Questions to ask your team

Lenders

  • Which loan products do you offer for owner-occupied 2–3 unit purchases, and what are the minimum down payment, credit score, and reserve requirements for each? How will you count projected rents if there are no current leases? See rental rules in the Fannie Mae Selling Guide and FHA guidance in Handbook 4000.1.

CPA or tax pro

  • How will rental income, depreciation, and repairs affect my taxes for an owner-occupied duplex or triplex? Are there state or city programs, such as MassHousing or local initiatives, that could support rehab or deleading?

Real estate attorney

  • Are all units legally permitted and free of open ISD or building code violations, and what are my obligations for security deposits and required notices? Review state guidance on landlord-tenant issues.

Common pitfalls and how to avoid them

  • Assuming STR income: Boston’s STR rules are strict. Confirm eligibility and register before you model short-term revenue. See Short-Term Rentals, City of Boston.
  • Ignoring shared utilities: One boiler or a single electric meter can raise your operating costs and complicate tenant billing. Price the cost to separate systems when you make an offer.
  • Skipping lead planning: Many JP homes predate 1978. Learn the lead law and budget for compliance if needed.
  • Underestimating taxes: Factor in assessment changes and FY2026 tax price shifts. Review trends, starting with this WGBH overview.
  • Overlooking reserves: Lenders often require extra reserves for 3–4 units. Ask your lender about required months of PITI on your program.
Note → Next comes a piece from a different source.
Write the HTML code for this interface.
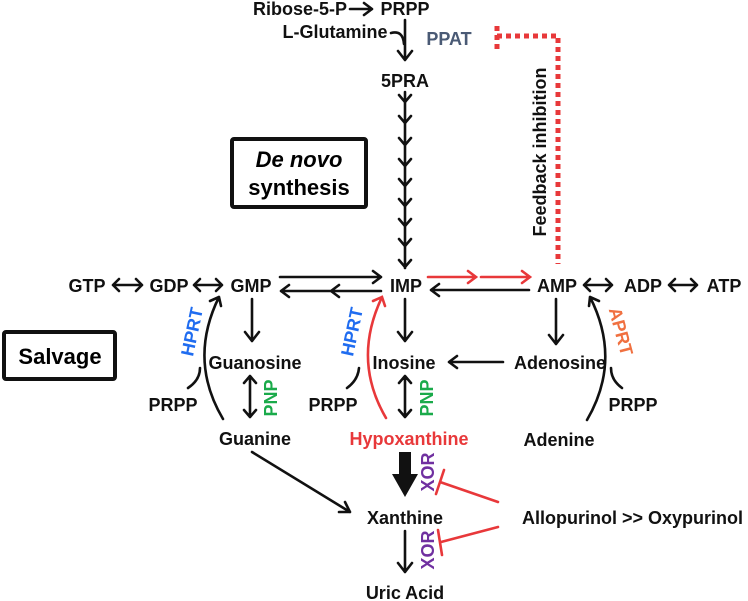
<!DOCTYPE html>
<html><head><meta charset="utf-8"><style>
html,body{margin:0;padding:0;background:#fff;}
svg{display:block;}
text{font-family:"Liberation Sans",Arial,sans-serif;font-weight:bold;font-size:18px;}
</style></head><body>
<svg width="748" height="601" viewBox="0 0 748 601" xmlns="http://www.w3.org/2000/svg">
<g fill="none" stroke="#111" stroke-width="2.6" stroke-linecap="round" stroke-linejoin="round">
<path d="M350 9 H372 M364 3 L372 9 L364 15"/>
<path d="M405 20 V60 M398 51 L405 60 L412 51"/>
<path d="M391 33 Q403 30 404 44"/>
<path d="M405 92 V268"/>
<path d="M399 95 L405 102 L411 95 M399 116 L405 123 L411 116 M399 138 L405 145 L411 138 M399 159 L405 166 L411 159 M399 179 L405 186 L411 179 M399 199 L405 206 L411 199 M399 219 L405 226 L411 219 M399 239 L405 246 L411 239 M399 260 L405 267 L411 260"/>
<path d="M113 285 H142 M119 279 L113 285 L119 291 M136 279 L142 285 L136 291"/>
<path d="M194 285 H222 M200 279 L194 285 L200 291 M216 279 L222 285 L216 291"/>
<path d="M584 285 H612 M590 279 L584 285 L590 291 M606 279 L612 285 L606 291"/>
<path d="M669 285 H697 M675 279 L669 285 L675 291 M691 279 L697 285 L691 291"/>
<path d="M280 277 H381 M373 271 L381 277 L373 283"/>
<path d="M381 291 H281 M289 285 L281 291 L289 297 M339 285 L331 291 L339 297"/>
<path d="M529 290 H431 M439 284 L431 290 L439 296"/>
<path d="M252 299 V341 M245 332 L252 341 L259 332"/>
<path d="M405 299 V341 M398 332 L405 341 L412 332"/>
<path d="M556 299 V344 M549 335 L556 344 L563 335"/>
<path d="M503 362 H449 M457 356 L449 362 L457 368"/>
<path d="M250 376 V417 M244 383 L250 376 L256 383 M244 410 L250 417 L256 410"/>
<path d="M405 376 V417 M399 383 L405 376 L411 383 M399 410 L405 417 L411 410"/>
<path d="M223 419 Q188 360 219 297 M210 301 L219 297 L221 306"/>
<path d="M188 388 Q200 380 200 368"/>
<path d="M347 388 Q358 380 359 368"/>
<path d="M587 420 Q622 360 590 297 M599 301 L590 297 L589 306"/>
<path d="M622 388 Q611 380 611 368"/>
<path d="M252 452 L350 512 M339 512 L350 512 L345 502"/>
<path d="M405 531 V572 M398 563 L405 572 L412 563"/>
</g>
<path d="M399 452 H411 V474 H418 L405 497 L392 474 H399 Z" fill="#111"/>
<g fill="none" stroke="#e8383a" stroke-width="2.6" stroke-linecap="round">
<path d="M428 277 H476 M468 271 L476 277 L468 283"/>
<path d="M481 277 H530 M522 271 L530 277 L522 283"/>
<path d="M386 418 Q352 360 382 297 M373 301 L382 297 L385 306"/>
<path d="M498 502 L440 482 M444 470 L436 494"/>
<path d="M498 527 L441 542 M438 530 L442 555"/>
</g>
<path d="M497 26 V50 M497 36 H558 V264" fill="none" stroke="#e8383a" stroke-width="5" stroke-dasharray="5 4"/>
<rect x="232" y="139" width="134" height="68" fill="none" stroke="#111" stroke-width="4" rx="2"/>
<text x="299" y="167" text-anchor="middle" style="font-size:22px;font-style:italic">De novo</text>
<text x="299" y="195" text-anchor="middle" style="font-size:22px">synthesis</text>
<rect x="4" y="332" width="111" height="47" fill="none" stroke="#111" stroke-width="4" rx="2"/>
<text x="60" y="364" text-anchor="middle" style="font-size:22px">Salvage</text>
<g text-anchor="middle" fill="#111">
<text x="300" y="15">Ribose-5-P</text>
<text x="405" y="15">PRPP</text>
<text x="335" y="38">L-Glutamine</text>
<text x="405" y="87">5PRA</text>
<text x="87" y="292">GTP</text>
<text x="169" y="292">GDP</text>
<text x="251" y="292">GMP</text>
<text x="406" y="292">IMP</text>
<text x="557" y="292">AMP</text>
<text x="643" y="292">ADP</text>
<text x="724" y="292">ATP</text>
<text x="255" y="369">Guanosine</text>
<text x="404" y="369">Inosine</text>
<text x="560" y="369">Adenosine</text>
<text x="173" y="411">PRPP</text>
<text x="333" y="411">PRPP</text>
<text x="633" y="411">PRPP</text>
<text x="255" y="445">Guanine</text>
<text x="409" y="445" fill="#e8383a">Hypoxanthine</text>
<text x="559" y="446">Adenine</text>
<text x="405" y="524">Xanthine</text>
<text x="405" y="599">Uric Acid</text>
</g>
<text x="522" y="524" fill="#111">Allopurinol &gt;&gt; Oxypurinol</text>
<text x="449" y="45" text-anchor="middle" fill="#4a5a75">PPAT</text>
<text transform="translate(546 152) rotate(-90)" text-anchor="middle" fill="#111">Feedback inhibition</text>
<text transform="translate(198 333) rotate(-78)" text-anchor="middle" fill="#1f6cf0">HPRT</text>
<text transform="translate(358 333) rotate(-78)" text-anchor="middle" fill="#1f6cf0">HPRT</text>
<text transform="translate(615 333) rotate(75)" text-anchor="middle" fill="#f07040">APRT</text>
<text transform="translate(277 398) rotate(-90)" text-anchor="middle" fill="#1aaa4a">PNP</text>
<text transform="translate(433 398) rotate(-90)" text-anchor="middle" fill="#1aaa4a">PNP</text>
<text transform="translate(434 472) rotate(-90)" text-anchor="middle" fill="#7030a0">XOR</text>
<text transform="translate(434 550) rotate(-90)" text-anchor="middle" fill="#7030a0">XOR</text>
</svg>
</body></html>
Partner with a local guide

You do not have to figure this out alone. A neighborhood-focused team can help you spot the right three-decker, model realistic rents and expenses, and navigate Boston’s rules with fewer surprises. If you are ready to explore house hacking in Jamaica Plain, connect with the Muncey Group to map your path and schedule showings that match your numbers.

FAQs

What is house hacking with a JP multi-family?

  • It is buying a two- or three-family in Jamaica Plain, living in one unit, and using rent from the other unit or units to reduce your monthly housing cost.

How does FHA count rental income for 2–4 units?

  • When you lack rental history, FHA typically counts 75 percent of appraiser-supported market rent or the lease amount, and it applies a self-sufficiency test for 3–4 units per Handbook 4000.1.

Can I use Airbnb for an extra unit in JP?

  • Boston allows only registered, owner-occupied STR categories and charges annual fees, so you must confirm eligibility and register through the city’s Short-Term Rentals program.

What should I inspect in a three-decker before buying?

  • Order a multi-family inspection focused on roofing, foundation, plumbing, electric, heating systems, and code items like egress and detectors, then verify ISD records with Inspectional Services.

What are my obligations if I take a security deposit in MA?

  • You must follow strict rules for interest-bearing accounts, receipts, and return timelines, with penalties for errors; see state guidance on landlord-tenant issues.

How might Boston’s FY2026 tax change affect my plan?

  • Higher residential tax prices can raise holding costs, so review the property’s assessment and recent bills and see the WGBH report for background before you finalize your budget.